El cohete Saturn V fue un hijo ilustre de este modelo: sus etapas se fabricaron en distintos estados, de acuerdo a las necesidades y al avance del proyecto. Para esto, el trabajo se licitó con contratistas como Boeing, North American Aviation y Douglas Aircraft Company. Cada compañía, a la vanguardia en tecnologías para el vuelo y la navegación, debieron llevar sus capacidades mucho más allá de los límites conocidos para el diseño de la nave espacial.
Los astronautas, por supuesto, no podían quedar a la deriva, desprotegidos al interior de la nave. Así que la NASA se contactó con empresas como Hamilton Standard para desarrollar el Sistema de Soporte Vital Portátil —la llamada mochila que vimos llevar a los astronautas para las fotos—. Y, como las instituciones científicas de renombre tampoco podían quedar fuera, el M.I.T. diseñó el computador de navegación de la nave.
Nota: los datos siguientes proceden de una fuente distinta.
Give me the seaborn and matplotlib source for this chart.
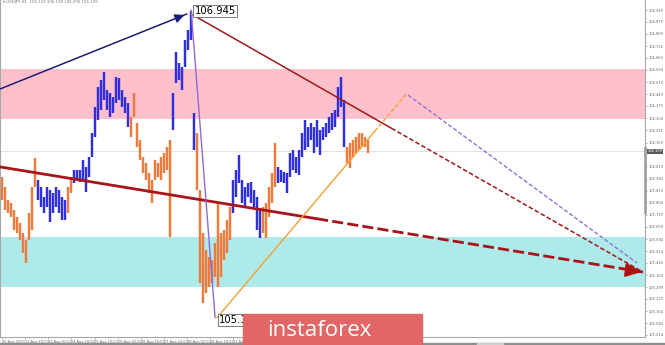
import numpy as np
import matplotlib
matplotlib.use("Agg")
import matplotlib.pyplot as plt
import seaborn as sns
from matplotlib.patches import Rectangle

# ---------------- data (USDJPY H1, 2-hour aggregated bars) ----------------
bar_high = [105.957, 105.897, 105.818, 105.798, 105.758, 105.719, 105.679, 105.619, 105.580, 105.738,
            105.897, 106.066, 105.937, 105.897, 105.838, 105.897, 105.877, 105.857, 105.897, 105.877,
            105.838, 105.818, 105.897, 105.957, 105.996, 105.996, 105.996, 106.056, 106.016, 106.076,
            106.215, 106.373, 106.492, 106.532, 106.582, 106.473, 106.453, 106.433, 106.552, 106.542,
            106.473, 106.433, 106.393, 106.314, 106.453, 106.274, 106.175, 106.076, 106.036, 105.977,
            105.937, 106.056, 106.036, 106.076, 106.096, 106.135, 106.175, 106.453, 106.701, 106.631,
            106.612, 106.770, 106.830, 106.945, 106.334, 106.215, 105.877, 105.619, 105.520, 105.480,
            105.461, 105.560, 105.798, 105.619, 105.639, 105.699, 105.778, 105.937, 105.996, 106.086,
            105.937, 105.897, 105.917, 105.927, 105.877, 105.838, 105.758, 105.778, 105.798, 105.897,
            105.977, 106.155, 106.016, 105.996, 105.986, 105.977, 106.096, 106.115, 106.076, 106.115,
            106.215, 106.294, 106.254, 106.274, 106.254, 106.294, 106.234, 106.254, 106.274, 106.314,
            106.334, 106.354, 106.492, 106.552, 106.413, 106.135, 106.155, 106.175, 106.195, 106.215,
            106.215, 106.195, 106.175]
bar_low = [105.818, 105.758, 105.738, 105.719, 105.639, 105.619, 105.580, 105.500, 105.441, 105.580,
           105.639, 105.897, 105.818, 105.778, 105.738, 105.778, 105.689, 105.738, 105.778, 105.738,
           105.699, 105.699, 105.738, 105.857, 105.917, 105.937, 105.927, 105.937, 105.867, 105.957,
           106.076, 106.195, 106.294, 106.354, 106.413, 106.354, 106.314, 106.334, 106.393, 106.413,
           106.373, 106.334, 106.254, 106.195, 106.314, 106.135, 106.056, 105.977, 105.937, 105.857,
           105.798, 105.937, 105.957, 105.937, 105.977, 105.996, 105.599, 106.234, 106.512, 106.532,
           106.473, 106.612, 106.711, 106.770, 106.115, 105.877, 105.322, 105.202, 105.262, 105.302,
           105.322, 105.361, 105.302, 105.361, 105.461, 105.500, 105.580, 105.738, 105.838, 105.917,
           105.798, 105.778, 105.838, 105.798, 105.778, 105.639, 105.589, 105.619, 105.589, 105.719,
           105.798, 105.897, 105.917, 105.927, 105.917, 105.857, 105.957, 105.996, 105.977, 105.967,
           106.076, 106.115, 106.135, 106.175, 106.096, 106.135, 106.086, 106.175, 106.195, 106.215,
           106.234, 106.254, 106.314, 106.373, 106.135, 106.036, 106.006, 106.076, 106.096, 106.115,
           106.135, 106.135, 106.096]
wave_starts = [0, 12, 22, 24, 43, 57, 65, 77, 87, 92, 115]   # first bar of each wave
wave_first_up = False                                        # waves alternate down/up

resist_zone = [106.300, 106.598]
support_zone = [105.300, 105.598]
current_price = 106.109

# wave-analysis lines: [bar, price] anchors
navy_line = [[-0.5, 106.479], [61.8, 106.926]]
red_thin_line = [[63.8, 106.920], [130.0, 106.245], [213.8, 105.389]]
red_thick_line = [[-0.5, 106.015], [105.2, 105.706], [213.8, 105.389]]
purple_line = [[63.2, 106.949], [71.2, 105.116]]
orange_line = [[71.8, 105.116], [124.5, 106.229], [135.2, 106.455]]
purple_dash_line = [[135.5, 106.443], [211.8, 105.443]]

peak_label = "106.945"
peak_pos = [64.3, 106.944]
low_label = "105.196"
low_pos = [72.5, 105.104]

header_text = "\u25BE USDJPY,H1  106.123 106.138 106.096 106.109"
time_labels = ["20 Aug 2020", "21 Aug 10:00", "24 Aug 02:00", "24 Aug 18:00", "25 Aug 10:00",
               "26 Aug 02:00", "26 Aug 18:00", "27 Aug 10:00", "28 Aug 02:00", "28 Aug 18:00",
               "31 Aug 10:00"]
price_ticks = [106.949, 106.879, 106.809, 106.734, 106.664, 106.594, 106.519, 106.449, 106.379,
               106.304, 106.234, 106.159, 106.019, 105.944, 105.874, 105.804, 105.729, 105.659,
               105.584, 105.514, 105.444, 105.369, 105.299, 105.229, 105.154, 105.084, 105.014]

# ---------------- style ----------------
sns.set_theme(style="white")
plt.rcParams['font.family'] = ['DejaVu Sans']

BLUE = "#2f2fe0"
ORANGE = "#f07a3c"

fig = plt.figure(figsize=(6.65, 3.45), dpi=100)
ax = fig.add_axes([0.0, 8 / 345, 645 / 665, 337 / 345])
ax.set_xlim(-0.5, 214.5)
ax.set_ylim(105.002, 107.009)

# zones
ax.axhspan(resist_zone[0], resist_zone[1], color="#ffc0cb", lw=0, zorder=0)
ax.axhspan(support_zone[0], support_zone[1], color="#aeeaea", lw=0, zorder=0)
ax.axhline(current_price, color="#dddddd", lw=0.6, zorder=0.5)

# bars
n = len(bar_high)
xs = np.arange(n)
cols = []
up = wave_first_up
bounds = wave_starts + [n]
for k in range(len(wave_starts)):
    cols += [BLUE if up else ORANGE] * (bounds[k + 1] - bounds[k])
    up = not up
ax.vlines(xs, bar_low, bar_high, colors=cols, linewidth=1.75, zorder=2)

def seg(line, i, j):
    a = np.array(line)
    return a[i:j + 1, 0], a[i:j + 1, 1]

# navy arrow
x, y = seg(navy_line, 0, 1)
ax.plot(x, y, color="#1c1c7a", lw=1.1, zorder=3)
ax.annotate("", xy=(x[1], y[1]), xytext=(x[1] - 2.5, y[1] - 0.018),
            arrowprops=dict(arrowstyle="-|>,head_length=0.45,head_width=0.22", color="#1c1c7a", lw=1.1),
            zorder=3)

# thin red line
x, y = seg(red_thin_line, 0, 1)
ax.plot(x, y, color="#a01818", lw=1.1, zorder=3)
x, y = seg(red_thin_line, 1, 2)
ax.plot(x, y, color="#a01818", lw=1.1, ls=(0, (3, 1.5)), zorder=3)

# thick red line
x, y = seg(red_thick_line, 0, 1)
ax.plot(x, y, color="#a8141a", lw=2.0, zorder=3)
x, y = seg(red_thick_line, 1, 2)
ax.plot(x, y, color="#a8141a", lw=2.0, ls=(0, (4, 1.5)), zorder=3)
ax.annotate("", xy=(x[1] + 0.5, y[1] - 0.002), xytext=(x[1] - 3, y[1] + 0.006),
            arrowprops=dict(arrowstyle="-|>,head_length=0.8,head_width=0.35", color="#b01010", lw=1.5),
            zorder=4)

# purple solid
x, y = seg(purple_line, 0, 1)
ax.plot(x, y, color="#8c6ad8", lw=1.0, zorder=3)

# orange line
x, y = seg(orange_line, 0, 1)
ax.plot(x, y, color="#f5a030", lw=1.0, zorder=3)
x, y = seg(orange_line, 1, 2)
ax.plot(x, y, color="#f5a030", lw=1.0, ls=(0, (3, 1.5)), zorder=3)

# purple dashed
x, y = seg(purple_dash_line, 0, 1)
ax.plot(x, y, color="#9370db", lw=1.0, ls=(0, (3, 1.5)), zorder=3)

# labels
box = dict(boxstyle="square,pad=0.12", fc="white", ec="#666666", lw=0.6)
ax.text(peak_pos[0], peak_pos[1], peak_label, fontsize=7.2, color="black", ha="left", va="center",
        bbox=box, zorder=5)
ax.text(low_pos[0], low_pos[1], low_label, fontsize=7.2, color="black", ha="left", va="center",
        bbox=box, zorder=5)
ax.text(0.5, 106.995, header_text, fontsize=2.8, color="#777777", ha="left", va="center", zorder=5)

# axes styling
ax.spines["top"].set_visible(False)
for s in ["left", "right", "bottom"]:
    ax.spines[s].set_color("#a8a8a8")
    ax.spines[s].set_linewidth(0.8)
ax.yaxis.tick_right()
ax.set_yticks(price_ticks)
ax.set_yticklabels([f"{v:.3f}" for v in price_ticks])
ax.tick_params(axis="y", which="both", right=True, length=1.5, width=0.5, color="#999999",
               labelsize=2.6, labelcolor="#666666", pad=1.0)
ax.set_xticks(np.arange(len(time_labels)) * 7.7 + 0.2)
ax.set_xticklabels(time_labels)
for t in ax.get_xticklabels():
    t.set_horizontalalignment("left")
ax.tick_params(axis="x", bottom=True, length=1.5, width=0.5, color="#999999",
               labelsize=2.5, labelcolor="#666666", pad=0.8)
ax.grid(False)

# current price box on axis
ax.text(1.004, current_price, f"{current_price:.3f}", transform=ax.get_yaxis_transform(),
        fontsize=2.6, color="white", ha="left", va="center",
        bbox=dict(boxstyle="square,pad=0.12", fc="#5a5a5a", ec="none"), zorder=6, clip_on=False)
ax.plot([214.5, 214.5], [106.134, 105.741], color="#9a9a9a", lw=1.8, clip_on=False, zorder=5)

# bottom gray strip
fig.patches.append(Rectangle((0, 0), 1, 2.5 / 345, transform=fig.transFigure, color="#8e8e8e", zorder=1))
fig.patches.append(Rectangle((477 / 665, 0), 26 / 665, 2.5 / 345, transform=fig.transFigure,
                             color="#d0d0d0", zorder=1.5))

# instaforex banner
fig.patches.append(Rectangle((243 / 665, 0), 179 / 665, 31 / 345, transform=fig.transFigure,
                             color="#e26666", zorder=10))
fig.text(319 / 665, 8.5 / 345, "instaforex", color="white", fontsize=16, ha="center",
         va="baseline", family=["Open Sans", "DejaVu Sans"], zorder=11)

fig.savefig("out.png", dpi=100)
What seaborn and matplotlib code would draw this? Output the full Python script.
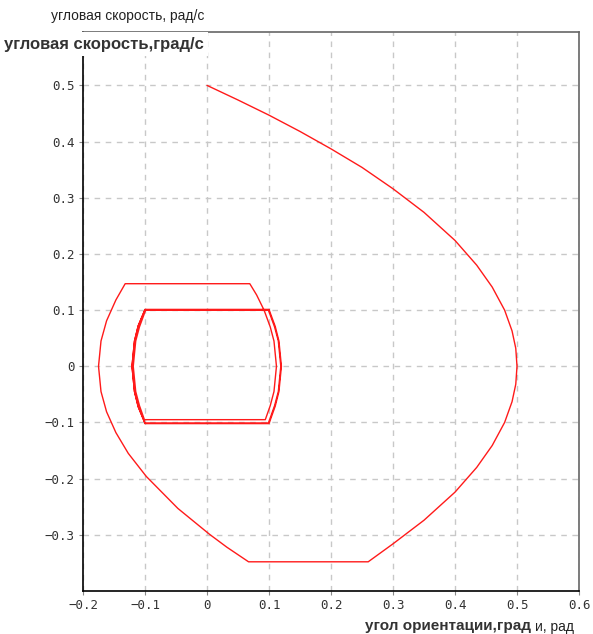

La comida también fue un desafío de proporciones. Basta con pensar qué habrán pensado los ejecutivos de Whirlpool y Nestlé, proveedores oficiales del Programa Apolo, cuando les pidieron comida segura para la gravedad cero. Ellos comenzaron su propia carrera, una que culminaría con alimentos compactos, fáciles de maniobrar y sin migas. Todo adaptable al contexto de la nave.
Este entramado inmenso de gestiones y compras fue supervisado paso a paso por la NASA. Y, de acuerdo a lo planeado, todo llegó a tiempo al Centro Espacial Kennedy, en Florida, para el lanzamiento.
No estuvieron exentos de dolorosos contratiempos. En 1967, durante una prueba de lanzamiento, el Apolo 1 sufrió un trágico incendio, que tomó la vida de tres astronautas a bordo: Virgil “Gus” Grissom, Edward White y Roger Chafee. El evento, aunque fue un duro revés, no detuvo las operaciones, y esto se tradujo en que la NASA y sus contratistas redoblaron los esfuerzos de seguridad y fiabilidad, algo que fue clave para que, en un lanzamiento futuro, un joven Neil Armstrong apostase por subirse a la nave.
Para 1969, Armstrong estaba bajando de la nave. Dio ese tan citado pequeño paso para el hombre, pero gran paso para la humanidad, que terminaba de concretar la visión de Kennedy, y le extendía a Estados Unidos esa soberanía tecnológica en una bandeja de plata.
Esa cadena de suministro se extendió por 384,000 kilómetros. Y dejó al Programa Apolo grabado en la historia. Se convirtió en un catalizador de innovaciones tecnológicas, y en una lección sobre la colaboración y la dedicación. Hasta hoy en día, esa promesa que se le hizo al Congreso en 1961, sigue manteniendo un legado tecnológico y en la ambición por descubrir nuevos horizontes.